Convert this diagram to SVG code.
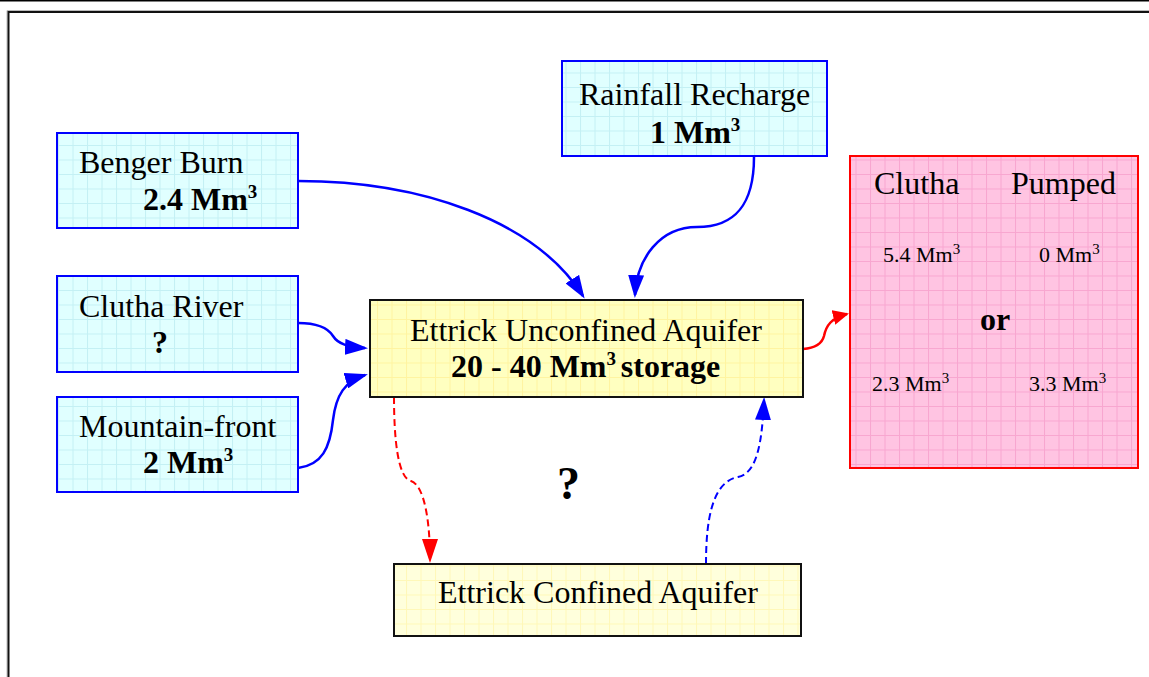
<svg xmlns="http://www.w3.org/2000/svg" width="1149" height="677" viewBox="0 0 1149 677">
<style>
text{font-family:"Liberation Serif","Times New Roman",serif;fill:#000;font-size:32px}
.b{font-weight:bold}
.s{font-size:22px}
.sup{font-size:19px}
.sup2{font-size:15px}
.q{font-size:46px}
.blue{fill:url(#gBlue);stroke:#0000FF;stroke-width:2}
.yel{fill:url(#gYel);stroke:#111;stroke-width:2}
.yel2{fill:url(#gYel2);stroke:#111;stroke-width:2}
.pink{fill:url(#gPink);stroke:#FF0000;stroke-width:2}
.cb{fill:none;stroke:#0000FF;stroke-width:2.5}
.cr{fill:none;stroke:#FF0000;stroke-width:2.5}
.d{stroke-width:2;stroke-dasharray:7,4}
</style>
<defs>
<pattern id="gBlue" patternUnits="userSpaceOnUse" width="14.5" height="14.5">
<rect width="14.5" height="14.5" fill="#E0FFFF"/>
<path d="M0,0.5H14.5M0.5,0V14.5" stroke="#C4F0F4" stroke-width="1"/>
</pattern>
<pattern id="gYel" patternUnits="userSpaceOnUse" width="14.5" height="14.5">
<rect width="14.5" height="14.5" fill="#FFFFC0"/>
<path d="M0,0.5H14.5M0.5,0V14.5" stroke="#FFF4A0" stroke-width="1"/>
</pattern>
<pattern id="gYel2" patternUnits="userSpaceOnUse" width="14.5" height="14.5">
<rect width="14.5" height="14.5" fill="#FFFFDC"/>
<path d="M0,0.5H14.5M0.5,0V14.5" stroke="#FFF8B8" stroke-width="1"/>
</pattern>
<pattern id="gPink" patternUnits="userSpaceOnUse" width="14.5" height="14.5">
<rect width="14.5" height="14.5" fill="#FFC4E2"/>
<path d="M0,0.5H14.5M0.5,0V14.5" stroke="#F8A6D0" stroke-width="1"/>
</pattern>
<marker id="aB" markerUnits="userSpaceOnUse" markerWidth="23" markerHeight="16" viewBox="0 0 23 16" refX="20" refY="8" orient="auto">
<path d="M0,0L23,8L0,16z" fill="#0000FF"/>
</marker>
<marker id="aR" markerUnits="userSpaceOnUse" markerWidth="24" markerHeight="16" viewBox="0 0 24 16" refX="21" refY="8" orient="auto">
<path d="M0,0L24,8L0,16z" fill="#FF0000"/>
</marker>
<marker id="aR2" markerUnits="userSpaceOnUse" markerWidth="16" markerHeight="15" viewBox="0 0 16 15" refX="14" refY="7.5" orient="auto">
<path d="M0,0L16,7.5L0,15z" fill="#FF0000"/>
</marker>
</defs>

<g id="frame">
<line x1="0" y1="0.75" x2="1149" y2="0.75" stroke="#000" stroke-width="1.5"/>
<path d="M7,677V10.5H1149" fill="none" stroke="#BBB" stroke-width="1"/>
<path d="M8.5,677V12H1149" fill="none" stroke="#111" stroke-width="2"/>
</g>

<g id="connectors">
<path class="cb" d="M298,181C420,181 535,220 583,296" marker-end="url(#aB)"/>
<path class="cb" d="M754,157C754,205 735,227 697,227C660,227 637,258 635,295" marker-end="url(#aB)"/>
<path class="cb" d="M298,323C318,323 328,328 333,336C338,344 348,347 365,348" marker-end="url(#aB)"/>
<path class="cb" d="M298,468C322,465 330,448 333,420C336,395 345,381 365,375" marker-end="url(#aB)"/>
<path class="cr" d="M803,349C815,348 822,344 824,336C826,326 831,318 847,314" marker-end="url(#aR2)"/>
<path class="cr d" d="M394,397C394,440 398,478 411,481C424,485 430,520 430,560" marker-end="url(#aR)"/>
<path class="cb d" d="M706,564C706,520 712,482 738,477C758,473 762,440 764,400" marker-end="url(#aB)"/>
</g>

<g id="benger">
<rect class="blue" x="57" y="133" width="241" height="95"/>
<text x="79" y="173">Benger Burn</text>
<text class="b" x="143" y="210">2.4 Mm<tspan class="sup" dy="-12">3</tspan></text>
</g>

<g id="rainfall">
<rect class="blue" x="562" y="61" width="265" height="95"/>
<text x="579" y="105">Rainfall Recharge</text>
<text class="b" x="650" y="143">1 Mm<tspan class="sup" dy="-12">3</tspan></text>
</g>

<g id="clutha-river">
<rect class="blue" x="57" y="276" width="241" height="96"/>
<text x="79" y="317">Clutha River</text>
<text class="b" x="152" y="353">?</text>
</g>

<g id="mountain-front">
<rect class="blue" x="57" y="397" width="241" height="95"/>
<text x="79" y="437">Mountain-front</text>
<text class="b" x="143" y="473">2 Mm<tspan class="sup" dy="-12">3</tspan></text>
</g>

<g id="unconfined">
<rect class="yel" x="370" y="300" width="433" height="97"/>
<text x="410" y="341">Ettrick Unconfined Aquifer</text>
<text class="b" x="451" y="377">20 - 40 Mm<tspan class="sup" dy="-12">3 </tspan><tspan dy="12">storage</tspan></text>
</g>

<g id="confined">
<rect class="yel2" x="394" y="564" width="407" height="72"/>
<text x="438" y="603">Ettrick Confined Aquifer</text>
</g>

<g id="unknown-exchange">
<text class="b q" x="557" y="499">?</text>
</g>

<g id="outflow">
<rect class="pink" x="850" y="156" width="288" height="312"/>
<text x="874" y="194">Clutha</text>
<text x="1011" y="194">Pumped</text>
<text class="s" x="883" y="262">5.4 Mm<tspan class="sup2" dy="-8">3</tspan></text>
<text class="s" x="1039" y="262">0 Mm<tspan class="sup2" dy="-8">3</tspan></text>
<text class="b" x="980" y="330">or</text>
<text class="s" x="872" y="391">2.3 Mm<tspan class="sup2" dy="-8">3</tspan></text>
<text class="s" x="1029" y="391">3.3 Mm<tspan class="sup2" dy="-8">3</tspan></text>
</g>
</svg>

Task instructions: Drop the images and repeat the data exactly.

Solution:
Convert this diagram to SVG code.
<svg xmlns="http://www.w3.org/2000/svg" width="1149" height="677" viewBox="0 0 1149 677">
<style>
text{font-family:"Liberation Serif","Times New Roman",serif;fill:#000;font-size:32px}
.b{font-weight:bold}
.s{font-size:22px}
.sup{font-size:19px}
.sup2{font-size:15px}
.q{font-size:46px}
.blue{fill:url(#gBlue);stroke:#0000FF;stroke-width:2}
.yel{fill:url(#gYel);stroke:#111;stroke-width:2}
.yel2{fill:url(#gYel2);stroke:#111;stroke-width:2}
.pink{fill:url(#gPink);stroke:#FF0000;stroke-width:2}
.cb{fill:none;stroke:#0000FF;stroke-width:2.5}
.cr{fill:none;stroke:#FF0000;stroke-width:2.5}
.d{stroke-width:2;stroke-dasharray:7,4}
</style>
<defs>
<pattern id="gBlue" patternUnits="userSpaceOnUse" width="14.5" height="14.5">
<rect width="14.5" height="14.5" fill="#E0FFFF"/>
<path d="M0,0.5H14.5M0.5,0V14.5" stroke="#C4F0F4" stroke-width="1"/>
</pattern>
<pattern id="gYel" patternUnits="userSpaceOnUse" width="14.5" height="14.5">
<rect width="14.5" height="14.5" fill="#FFFFC0"/>
<path d="M0,0.5H14.5M0.5,0V14.5" stroke="#FFF4A0" stroke-width="1"/>
</pattern>
<pattern id="gYel2" patternUnits="userSpaceOnUse" width="14.5" height="14.5">
<rect width="14.5" height="14.5" fill="#FFFFDC"/>
<path d="M0,0.5H14.5M0.5,0V14.5" stroke="#FFF8B8" stroke-width="1"/>
</pattern>
<pattern id="gPink" patternUnits="userSpaceOnUse" width="14.5" height="14.5">
<rect width="14.5" height="14.5" fill="#FFC4E2"/>
<path d="M0,0.5H14.5M0.5,0V14.5" stroke="#F8A6D0" stroke-width="1"/>
</pattern>
<marker id="aB" markerUnits="userSpaceOnUse" markerWidth="23" markerHeight="16" viewBox="0 0 23 16" refX="20" refY="8" orient="auto">
<path d="M0,0L23,8L0,16z" fill="#0000FF"/>
</marker>
<marker id="aR" markerUnits="userSpaceOnUse" markerWidth="24" markerHeight="16" viewBox="0 0 24 16" refX="21" refY="8" orient="auto">
<path d="M0,0L24,8L0,16z" fill="#FF0000"/>
</marker>
<marker id="aR2" markerUnits="userSpaceOnUse" markerWidth="16" markerHeight="15" viewBox="0 0 16 15" refX="14" refY="7.5" orient="auto">
<path d="M0,0L16,7.5L0,15z" fill="#FF0000"/>
</marker>
</defs>

<g id="frame">
<line x1="0" y1="0.75" x2="1149" y2="0.75" stroke="#000" stroke-width="1.5"/>
<path d="M7,677V10.5H1149" fill="none" stroke="#BBB" stroke-width="1"/>
<path d="M8.5,677V12H1149" fill="none" stroke="#111" stroke-width="2"/>
</g>

<g id="connectors">
<path class="cb" d="M298,181C420,181 535,220 583,296" marker-end="url(#aB)"/>
<path class="cb" d="M754,157C754,205 735,227 697,227C660,227 637,258 635,295" marker-end="url(#aB)"/>
<path class="cb" d="M298,323C318,323 328,328 333,336C338,344 348,347 365,348" marker-end="url(#aB)"/>
<path class="cb" d="M298,468C322,465 330,448 333,420C336,395 345,381 365,375" marker-end="url(#aB)"/>
<path class="cr" d="M803,349C815,348 822,344 824,336C826,326 831,318 847,314" marker-end="url(#aR2)"/>
<path class="cr d" d="M394,397C394,440 398,478 411,481C424,485 430,520 430,560" marker-end="url(#aR)"/>
<path class="cb d" d="M706,564C706,520 712,482 738,477C758,473 762,440 764,400" marker-end="url(#aB)"/>
</g>

<g id="benger">
<rect class="blue" x="57" y="133" width="241" height="95"/>
<text x="79" y="173">Benger Burn</text>
<text class="b" x="143" y="210">2.4 Mm<tspan class="sup" dy="-12">3</tspan></text>
</g>

<g id="rainfall">
<rect class="blue" x="562" y="61" width="265" height="95"/>
<text x="579" y="105">Rainfall Recharge</text>
<text class="b" x="650" y="143">1 Mm<tspan class="sup" dy="-12">3</tspan></text>
</g>

<g id="clutha-river">
<rect class="blue" x="57" y="276" width="241" height="96"/>
<text x="79" y="317">Clutha River</text>
<text class="b" x="152" y="353">?</text>
</g>

<g id="mountain-front">
<rect class="blue" x="57" y="397" width="241" height="95"/>
<text x="79" y="437">Mountain-front</text>
<text class="b" x="143" y="473">2 Mm<tspan class="sup" dy="-12">3</tspan></text>
</g>

<g id="unconfined">
<rect class="yel" x="370" y="300" width="433" height="97"/>
<text x="410" y="341">Ettrick Unconfined Aquifer</text>
<text class="b" x="451" y="377">20 - 40 Mm<tspan class="sup" dy="-12">3 </tspan><tspan dy="12">storage</tspan></text>
</g>

<g id="confined">
<rect class="yel2" x="394" y="564" width="407" height="72"/>
<text x="438" y="603">Ettrick Confined Aquifer</text>
</g>

<g id="unknown-exchange">
<text class="b q" x="557" y="499">?</text>
</g>

<g id="outflow">
<rect class="pink" x="850" y="156" width="288" height="312"/>
<text x="874" y="194">Clutha</text>
<text x="1011" y="194">Pumped</text>
<text class="s" x="883" y="262">5.4 Mm<tspan class="sup2" dy="-8">3</tspan></text>
<text class="s" x="1039" y="262">0 Mm<tspan class="sup2" dy="-8">3</tspan></text>
<text class="b" x="980" y="330">or</text>
<text class="s" x="872" y="391">2.3 Mm<tspan class="sup2" dy="-8">3</tspan></text>
<text class="s" x="1029" y="391">3.3 Mm<tspan class="sup2" dy="-8">3</tspan></text>
</g>
</svg>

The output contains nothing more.